In short, price surprises may influence output, but
not too often. Not even a central bank can fool most of the people most of the
time, so it might as well publish what it knows. –Leon Taylor tayloralmaty@gmail.com
Notes
A simple form of the Lucas supply function is Q = a [P – E(P)], where Q is the log of output, P is the price level, E(P) is the public expectation of the
price level, and a is a parameter. Thus Var(Q)
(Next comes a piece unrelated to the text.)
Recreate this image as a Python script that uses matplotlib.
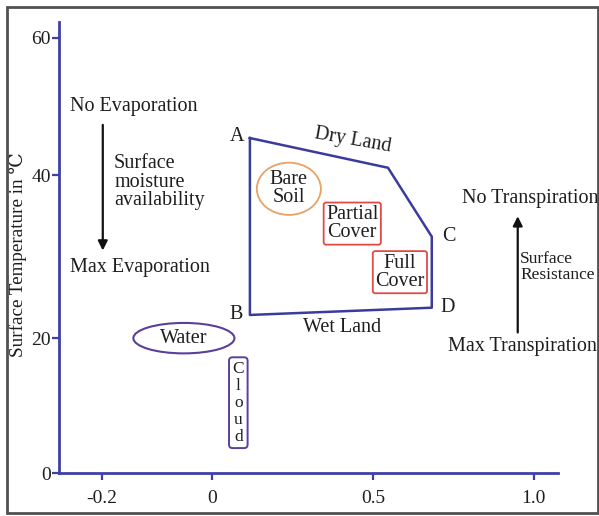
import matplotlib

matplotlib.use("Agg")

import matplotlib.pyplot as plt
from matplotlib.patches import Ellipse, Rectangle

# triangle/trapezoid space (vegetation index vs surface temperature)
corner_names = ["A", "top", "C", "D", "B"]
corner_x = [0.118, 0.547, 0.683, 0.683, 0.118]
corner_y = [46.2, 42.1, 32.6, 22.8, 21.8]

xtick_pos = [-0.342, 0.0, 0.5, 1.0]
xtick_labels = ["-0.2", "0", "0.5", "1.0"]
ytick_pos = [0.0, 18.6, 41.1, 60.0]
ytick_labels = ["0", "20", "40", "60"]

AXIS_BLUE = "#3f3fa8"
POLY_BLUE = "#3b3b9e"
PURPLE = "#5b3f9c"
RED = "#e04a46"
ORANGE = "#e8a266"
TXT = "#1e1e1e"
FS = 14.5

plt.rcParams["font.family"] = ["Liberation Serif", "DejaVu Serif"]

fig = plt.figure(figsize=(5.99, 5.16), dpi=100)
ax = fig.add_axes([0.0985, 0.0833, 0.833, 0.874])
ax.set_xlim(-0.475, 1.075)
ax.set_ylim(0, 62.2)

for s in ["top", "right"]:
    ax.spines[s].set_visible(False)
for s in ["left", "bottom"]:
    ax.spines[s].set_color(AXIS_BLUE)
    ax.spines[s].set_linewidth(2.0)

ax.set_xticks(xtick_pos, xtick_labels)
ax.set_yticks(ytick_pos, ytick_labels)
ax.tick_params(colors=AXIS_BLUE, width=1.6, length=5, labelsize=14,
               labelcolor=TXT)
ax.tick_params(axis="x", pad=7)
ax.tick_params(axis="y", pad=1)
ax.set_ylabel("Surface Temperature in ℃", fontsize=13.8, color=TXT)
ax.yaxis.set_label_coords(-0.064, 0.485)

# polygon
ax.plot(corner_x + corner_x[:1], corner_y + corner_y[:1], color=POLY_BLUE, lw=1.8)

kw = dict(color=TXT, fontsize=FS, ha="center", va="center")
ax.text(0.078, 46.4, "A", **kw)
ax.text(0.075, 21.9, "B", **kw)
ax.text(0.737, 32.6, "C", **kw)
ax.text(0.731, 22.8, "D", **kw)
ax.text(0.438, 45.9, "Dry Land", rotation=-10, **kw)
ax.text(0.404, 20.1, "Wet Land", **kw)

# evaporation side
ax.text(-0.242, 50.5, "No Evaporation", **kw)
ax.annotate("", xy=(-0.339, 30.3), xytext=(-0.339, 48.4),
            arrowprops=dict(arrowstyle="-|>", color="#111111", lw=1.6,
                            mutation_scale=14))
ax.text(-0.304, 40.1, "Surface\nmoisture\navailability", color=TXT,
        fontsize=FS, ha="left", va="center", linespacing=0.95)
ax.text(-0.224, 28.3, "Max Evaporation", **kw)

# transpiration side
ax.text(0.776, 37.8, "No Transpiration", color=TXT, fontsize=FS,
        ha="left", va="center")
ax.annotate("", xy=(0.950, 35.8), xytext=(0.950, 19.0),
            arrowprops=dict(arrowstyle="-|>", color="#111111", lw=1.6,
                            mutation_scale=14))
ax.text(0.957, 28.4, "Surface\nResistance", color=TXT, fontsize=12.5,
        ha="left", va="center", linespacing=0.95)
ax.text(0.733, 17.5, "Max Transpiration", color=TXT, fontsize=FS,
        ha="left", va="center")

# surface classes
ax.add_patch(Ellipse((0.239, 39.2), 0.199, 7.2, fill=False, ec=ORANGE, lw=1.3))
ax.text(0.239, 39.2, "Bare\nSoil", linespacing=0.95, **kw)
ax.text(0.436, 34.4, "Partial\nCover", linespacing=0.95,
        bbox=dict(boxstyle="round,pad=0.12", fc="none", ec=RED, lw=1.3), **kw)
ax.text(0.584, 27.7, "Full\nCover", linespacing=0.95,
        bbox=dict(boxstyle="round,pad=0.12", fc="none", ec=RED, lw=1.3), **kw)
ax.add_patch(Ellipse((-0.087, 18.6), 0.314, 4.2, fill=False, ec=PURPLE, lw=1.5))
ax.text(-0.087, 18.6, "Water", **kw)
ax.text(0.082, 9.7, "C\nl\no\nu\nd", linespacing=1.08,
        bbox=dict(boxstyle="round,pad=0.2", fc="none", ec=PURPLE, lw=1.4),
        **{**kw, "fontsize": 12.5})

fig.patches.append(Rectangle((0.0117, 0.006), 0.986, 0.980,
                             transform=fig.transFigure, fill=False,
                             ec="#505050", lw=2.0))

fig.savefig("out.png", dpi=100)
= a^2 Var[P – E(P)]: Given a, the
variance of output relates positively to the variance of the unexpected price
change, P – E(P).
But a, the
response parameter, may vary from one country to another, because it depends on
economic history. In a country with large and frequent price surprises, the
public may eventually learn to ignore them; a
there is small. But in a country where
price surprises are rarely large, the public may interpret a big one as mainly
due to changes in demand and so would adjust output; a there is large.
In sum, across countries, frequent and large price
surprises lead to small changes in output, and infrequent price surprises lead
to large changes in output.
References
Laurence Ball, N. Gregory Mankiw and David Romer. The
New Keynesian economics and the output-inflation tradeoff. Brookings Papers on Economic Activity 1: 1-65. 1988.
Robert Lucas. Some international evidence on
output-inflation tradeoffs. American
Economic Review 63: 326-334. 1973.
David Romer. Advanced
macroeconomics. Third edition. Boston: McGraw-Hill Irwin. 2006.